[begin Exercise input]

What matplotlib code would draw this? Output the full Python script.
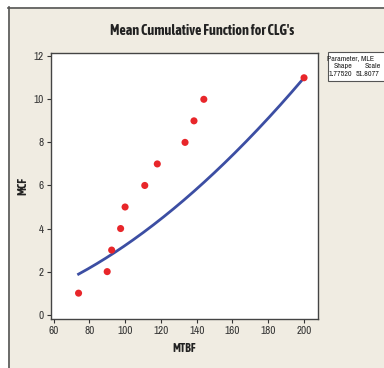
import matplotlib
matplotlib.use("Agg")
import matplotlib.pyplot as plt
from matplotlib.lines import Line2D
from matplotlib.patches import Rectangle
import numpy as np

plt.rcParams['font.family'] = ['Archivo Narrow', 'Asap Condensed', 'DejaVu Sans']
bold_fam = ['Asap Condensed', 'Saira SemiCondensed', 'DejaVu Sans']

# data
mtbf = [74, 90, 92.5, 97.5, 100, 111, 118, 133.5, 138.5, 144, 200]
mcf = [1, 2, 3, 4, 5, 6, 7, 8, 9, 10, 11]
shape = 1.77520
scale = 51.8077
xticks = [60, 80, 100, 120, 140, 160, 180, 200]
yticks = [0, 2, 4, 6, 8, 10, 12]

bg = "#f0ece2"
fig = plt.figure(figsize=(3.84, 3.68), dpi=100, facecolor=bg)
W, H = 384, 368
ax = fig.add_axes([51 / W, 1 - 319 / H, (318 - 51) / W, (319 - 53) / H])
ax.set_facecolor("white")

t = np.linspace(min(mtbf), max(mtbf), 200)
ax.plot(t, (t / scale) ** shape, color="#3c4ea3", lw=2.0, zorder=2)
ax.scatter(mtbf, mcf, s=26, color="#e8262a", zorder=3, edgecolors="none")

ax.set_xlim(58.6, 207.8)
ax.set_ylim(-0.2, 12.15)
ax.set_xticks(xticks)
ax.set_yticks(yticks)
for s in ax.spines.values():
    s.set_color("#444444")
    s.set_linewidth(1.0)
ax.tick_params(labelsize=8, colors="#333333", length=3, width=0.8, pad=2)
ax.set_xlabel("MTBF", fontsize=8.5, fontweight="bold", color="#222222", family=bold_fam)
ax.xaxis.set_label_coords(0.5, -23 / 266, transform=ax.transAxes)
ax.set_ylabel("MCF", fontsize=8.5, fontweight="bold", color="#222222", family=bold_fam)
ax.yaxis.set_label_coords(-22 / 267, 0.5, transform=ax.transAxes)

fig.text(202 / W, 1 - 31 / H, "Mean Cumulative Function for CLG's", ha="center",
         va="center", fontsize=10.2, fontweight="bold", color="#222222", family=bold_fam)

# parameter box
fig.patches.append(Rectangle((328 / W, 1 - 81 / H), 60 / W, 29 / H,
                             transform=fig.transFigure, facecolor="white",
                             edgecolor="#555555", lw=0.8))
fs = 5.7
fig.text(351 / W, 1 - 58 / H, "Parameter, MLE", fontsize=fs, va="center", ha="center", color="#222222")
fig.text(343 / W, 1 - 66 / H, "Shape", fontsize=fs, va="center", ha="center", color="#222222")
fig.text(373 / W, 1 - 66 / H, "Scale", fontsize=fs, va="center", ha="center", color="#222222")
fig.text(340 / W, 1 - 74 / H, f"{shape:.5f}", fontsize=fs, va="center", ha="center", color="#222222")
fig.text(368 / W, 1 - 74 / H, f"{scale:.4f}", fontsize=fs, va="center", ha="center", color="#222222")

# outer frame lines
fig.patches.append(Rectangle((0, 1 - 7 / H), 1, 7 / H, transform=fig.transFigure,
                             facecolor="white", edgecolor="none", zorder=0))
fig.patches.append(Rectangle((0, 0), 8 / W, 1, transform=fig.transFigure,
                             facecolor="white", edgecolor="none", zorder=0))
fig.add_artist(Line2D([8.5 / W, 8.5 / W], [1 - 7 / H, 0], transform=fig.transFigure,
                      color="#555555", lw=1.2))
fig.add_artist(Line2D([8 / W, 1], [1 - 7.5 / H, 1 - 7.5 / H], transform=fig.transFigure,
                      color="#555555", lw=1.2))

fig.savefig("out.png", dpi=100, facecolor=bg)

[end Exercise input]
[begin Exercise input]

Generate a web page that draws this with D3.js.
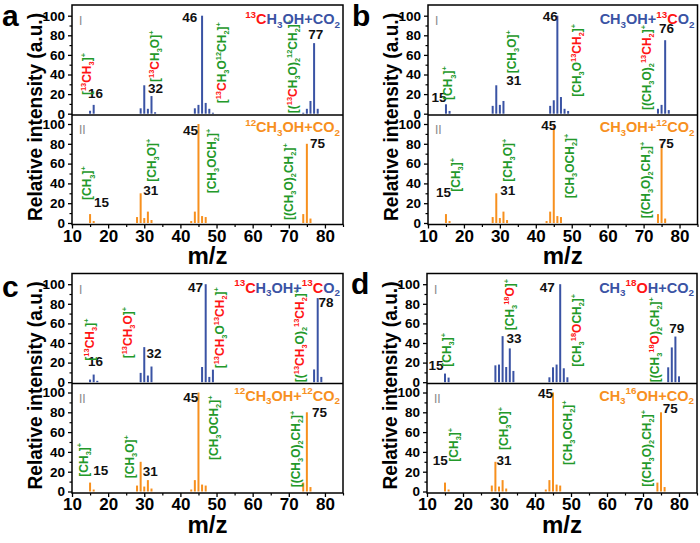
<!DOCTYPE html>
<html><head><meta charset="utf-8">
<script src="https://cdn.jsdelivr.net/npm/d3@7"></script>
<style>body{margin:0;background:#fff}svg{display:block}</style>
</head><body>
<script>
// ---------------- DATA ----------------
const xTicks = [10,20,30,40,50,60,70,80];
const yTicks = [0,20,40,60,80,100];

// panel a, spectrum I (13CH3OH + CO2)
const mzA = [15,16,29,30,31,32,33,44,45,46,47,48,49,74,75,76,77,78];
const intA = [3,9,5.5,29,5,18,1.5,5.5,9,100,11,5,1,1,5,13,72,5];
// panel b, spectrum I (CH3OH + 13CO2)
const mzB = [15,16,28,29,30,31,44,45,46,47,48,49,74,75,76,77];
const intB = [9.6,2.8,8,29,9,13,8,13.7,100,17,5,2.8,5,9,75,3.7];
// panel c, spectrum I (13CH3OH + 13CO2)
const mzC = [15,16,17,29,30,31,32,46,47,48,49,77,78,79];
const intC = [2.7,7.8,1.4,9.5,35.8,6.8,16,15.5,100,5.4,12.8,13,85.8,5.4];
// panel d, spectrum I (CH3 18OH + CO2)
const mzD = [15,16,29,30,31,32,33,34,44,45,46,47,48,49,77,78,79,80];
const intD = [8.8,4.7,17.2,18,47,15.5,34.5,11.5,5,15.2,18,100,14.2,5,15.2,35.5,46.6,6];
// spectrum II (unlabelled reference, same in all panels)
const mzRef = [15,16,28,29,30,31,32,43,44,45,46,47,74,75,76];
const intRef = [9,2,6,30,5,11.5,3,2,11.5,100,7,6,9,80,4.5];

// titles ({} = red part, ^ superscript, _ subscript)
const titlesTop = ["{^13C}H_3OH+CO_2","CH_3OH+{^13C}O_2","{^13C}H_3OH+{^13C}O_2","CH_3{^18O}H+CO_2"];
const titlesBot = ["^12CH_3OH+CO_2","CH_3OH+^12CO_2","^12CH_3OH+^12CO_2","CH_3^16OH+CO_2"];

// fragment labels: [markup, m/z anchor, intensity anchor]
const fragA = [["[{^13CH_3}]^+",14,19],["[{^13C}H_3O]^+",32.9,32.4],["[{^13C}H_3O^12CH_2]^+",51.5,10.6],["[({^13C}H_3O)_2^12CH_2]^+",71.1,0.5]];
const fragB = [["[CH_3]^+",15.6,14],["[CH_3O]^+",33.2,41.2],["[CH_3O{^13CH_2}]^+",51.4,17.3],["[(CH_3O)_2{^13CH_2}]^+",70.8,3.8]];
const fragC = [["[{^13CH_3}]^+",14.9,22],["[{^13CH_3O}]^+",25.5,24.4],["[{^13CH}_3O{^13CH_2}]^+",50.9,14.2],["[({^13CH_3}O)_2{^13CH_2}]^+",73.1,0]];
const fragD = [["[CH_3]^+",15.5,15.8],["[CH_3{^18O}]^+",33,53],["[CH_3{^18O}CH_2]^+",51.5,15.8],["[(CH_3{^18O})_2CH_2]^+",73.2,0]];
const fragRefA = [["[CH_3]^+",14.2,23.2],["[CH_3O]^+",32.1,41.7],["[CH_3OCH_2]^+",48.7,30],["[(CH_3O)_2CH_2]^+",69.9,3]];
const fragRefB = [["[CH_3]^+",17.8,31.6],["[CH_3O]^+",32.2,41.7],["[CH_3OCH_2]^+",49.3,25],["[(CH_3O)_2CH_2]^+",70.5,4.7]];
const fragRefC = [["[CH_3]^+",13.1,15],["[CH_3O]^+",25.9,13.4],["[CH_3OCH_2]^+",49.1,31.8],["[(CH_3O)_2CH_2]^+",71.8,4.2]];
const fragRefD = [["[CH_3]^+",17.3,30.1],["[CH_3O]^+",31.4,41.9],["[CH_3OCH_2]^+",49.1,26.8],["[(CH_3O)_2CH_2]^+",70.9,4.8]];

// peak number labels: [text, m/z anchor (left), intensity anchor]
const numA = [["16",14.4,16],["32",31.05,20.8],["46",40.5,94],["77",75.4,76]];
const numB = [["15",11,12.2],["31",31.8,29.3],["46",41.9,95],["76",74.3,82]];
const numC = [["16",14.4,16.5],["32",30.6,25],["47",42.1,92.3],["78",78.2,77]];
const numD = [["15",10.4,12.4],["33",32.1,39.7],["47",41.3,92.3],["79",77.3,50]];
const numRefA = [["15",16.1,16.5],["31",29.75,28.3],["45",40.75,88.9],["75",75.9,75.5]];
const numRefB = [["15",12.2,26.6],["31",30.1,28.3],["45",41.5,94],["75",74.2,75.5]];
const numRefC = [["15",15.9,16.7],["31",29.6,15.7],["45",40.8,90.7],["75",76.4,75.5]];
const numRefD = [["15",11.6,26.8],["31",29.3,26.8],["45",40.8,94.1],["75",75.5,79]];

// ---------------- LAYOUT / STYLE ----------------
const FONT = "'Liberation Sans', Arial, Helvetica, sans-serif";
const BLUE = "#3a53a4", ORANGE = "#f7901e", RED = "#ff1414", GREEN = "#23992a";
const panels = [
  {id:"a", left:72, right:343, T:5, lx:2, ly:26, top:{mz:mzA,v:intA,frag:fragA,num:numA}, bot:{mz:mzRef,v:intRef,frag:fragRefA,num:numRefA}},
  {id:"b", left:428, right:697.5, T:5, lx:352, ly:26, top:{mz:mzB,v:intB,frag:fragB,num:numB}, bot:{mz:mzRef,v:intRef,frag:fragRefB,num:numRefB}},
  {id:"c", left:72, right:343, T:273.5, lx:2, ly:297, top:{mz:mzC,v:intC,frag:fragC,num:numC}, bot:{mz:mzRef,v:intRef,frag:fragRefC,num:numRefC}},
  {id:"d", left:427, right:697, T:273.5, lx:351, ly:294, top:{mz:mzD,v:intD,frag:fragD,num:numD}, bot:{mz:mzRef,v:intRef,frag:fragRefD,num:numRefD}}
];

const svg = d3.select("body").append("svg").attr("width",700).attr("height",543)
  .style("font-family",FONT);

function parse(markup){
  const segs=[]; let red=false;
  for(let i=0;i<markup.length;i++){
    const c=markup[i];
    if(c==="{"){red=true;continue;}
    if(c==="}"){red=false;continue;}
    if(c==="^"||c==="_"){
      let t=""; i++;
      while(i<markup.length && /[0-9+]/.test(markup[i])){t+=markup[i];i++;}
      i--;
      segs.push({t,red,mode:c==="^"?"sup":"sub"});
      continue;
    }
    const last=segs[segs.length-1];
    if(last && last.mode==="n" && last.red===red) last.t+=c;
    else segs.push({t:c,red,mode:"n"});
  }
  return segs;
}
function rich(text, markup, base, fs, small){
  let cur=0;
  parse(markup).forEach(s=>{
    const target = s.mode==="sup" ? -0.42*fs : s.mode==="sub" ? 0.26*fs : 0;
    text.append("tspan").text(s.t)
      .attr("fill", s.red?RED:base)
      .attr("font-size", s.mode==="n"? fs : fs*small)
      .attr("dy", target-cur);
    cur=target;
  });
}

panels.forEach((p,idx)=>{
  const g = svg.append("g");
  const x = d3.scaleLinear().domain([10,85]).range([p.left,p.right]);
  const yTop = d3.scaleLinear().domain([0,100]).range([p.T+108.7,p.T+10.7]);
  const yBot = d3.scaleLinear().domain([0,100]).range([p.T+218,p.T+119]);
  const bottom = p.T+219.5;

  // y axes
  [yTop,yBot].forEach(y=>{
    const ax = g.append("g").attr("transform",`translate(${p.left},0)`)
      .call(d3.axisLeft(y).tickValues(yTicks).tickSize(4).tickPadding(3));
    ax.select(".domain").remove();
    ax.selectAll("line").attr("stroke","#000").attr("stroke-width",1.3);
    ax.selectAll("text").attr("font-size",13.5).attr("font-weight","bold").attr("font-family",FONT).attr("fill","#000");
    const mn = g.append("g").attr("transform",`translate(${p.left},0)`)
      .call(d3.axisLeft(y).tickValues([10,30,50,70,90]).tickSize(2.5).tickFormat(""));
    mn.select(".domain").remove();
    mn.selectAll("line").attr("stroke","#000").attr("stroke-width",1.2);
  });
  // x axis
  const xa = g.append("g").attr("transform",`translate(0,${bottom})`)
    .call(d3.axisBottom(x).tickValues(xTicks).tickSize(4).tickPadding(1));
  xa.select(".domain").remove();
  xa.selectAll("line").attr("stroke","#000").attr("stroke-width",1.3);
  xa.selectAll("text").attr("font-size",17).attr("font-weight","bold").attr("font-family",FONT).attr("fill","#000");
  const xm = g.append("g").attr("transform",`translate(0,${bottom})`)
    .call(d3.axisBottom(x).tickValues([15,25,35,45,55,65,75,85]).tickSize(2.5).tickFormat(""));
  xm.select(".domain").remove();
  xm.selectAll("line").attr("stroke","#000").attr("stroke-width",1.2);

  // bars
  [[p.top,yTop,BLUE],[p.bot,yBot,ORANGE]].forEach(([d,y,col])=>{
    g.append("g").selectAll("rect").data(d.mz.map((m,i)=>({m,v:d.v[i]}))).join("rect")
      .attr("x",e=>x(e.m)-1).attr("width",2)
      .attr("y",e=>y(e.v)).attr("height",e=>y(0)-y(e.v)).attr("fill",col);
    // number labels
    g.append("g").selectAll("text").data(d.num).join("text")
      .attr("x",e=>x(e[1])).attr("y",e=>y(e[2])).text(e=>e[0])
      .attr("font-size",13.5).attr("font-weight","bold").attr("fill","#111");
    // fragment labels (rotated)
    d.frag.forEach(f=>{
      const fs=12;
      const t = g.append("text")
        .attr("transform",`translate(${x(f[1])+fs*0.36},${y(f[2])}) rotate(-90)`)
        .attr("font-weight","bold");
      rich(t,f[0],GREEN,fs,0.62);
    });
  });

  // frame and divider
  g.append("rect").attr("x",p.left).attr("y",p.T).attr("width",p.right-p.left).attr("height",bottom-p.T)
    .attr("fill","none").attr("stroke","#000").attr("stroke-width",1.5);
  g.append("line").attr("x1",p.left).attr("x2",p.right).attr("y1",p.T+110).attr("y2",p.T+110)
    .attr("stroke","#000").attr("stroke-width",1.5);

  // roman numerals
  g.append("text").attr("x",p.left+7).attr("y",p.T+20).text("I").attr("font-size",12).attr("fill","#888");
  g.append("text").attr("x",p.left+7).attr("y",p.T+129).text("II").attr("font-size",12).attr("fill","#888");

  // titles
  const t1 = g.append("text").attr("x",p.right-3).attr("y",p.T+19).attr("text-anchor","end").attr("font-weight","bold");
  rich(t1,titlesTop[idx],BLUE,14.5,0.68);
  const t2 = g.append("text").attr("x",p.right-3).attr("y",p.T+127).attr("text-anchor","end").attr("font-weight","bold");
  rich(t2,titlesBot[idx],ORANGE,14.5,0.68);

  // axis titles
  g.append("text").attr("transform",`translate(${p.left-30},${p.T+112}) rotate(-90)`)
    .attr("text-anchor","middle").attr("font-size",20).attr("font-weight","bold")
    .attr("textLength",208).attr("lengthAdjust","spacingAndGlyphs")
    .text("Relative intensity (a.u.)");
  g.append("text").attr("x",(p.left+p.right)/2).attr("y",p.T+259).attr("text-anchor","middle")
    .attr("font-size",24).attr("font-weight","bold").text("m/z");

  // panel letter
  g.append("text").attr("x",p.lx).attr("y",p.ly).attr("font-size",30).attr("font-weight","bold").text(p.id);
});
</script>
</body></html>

[end Exercise input]

Could you quote, word for word, only the lines from the one containing "What matplotlib code" through the one containing "bold_fam = ['Asap", both included, and leave out any pictures?

Expected answer:
What matplotlib code would draw this? Output the full Python script.
import matplotlib
matplotlib.use("Agg")
import matplotlib.pyplot as plt
from matplotlib.lines import Line2D
from matplotlib.patches import Rectangle
import numpy as np

plt.rcParams['font.family'] = ['Archivo Narrow', 'Asap Condensed', 'DejaVu Sans']
bold_fam = ['Asap Condensed', 'Saira SemiCondensed', 'DejaVu Sans']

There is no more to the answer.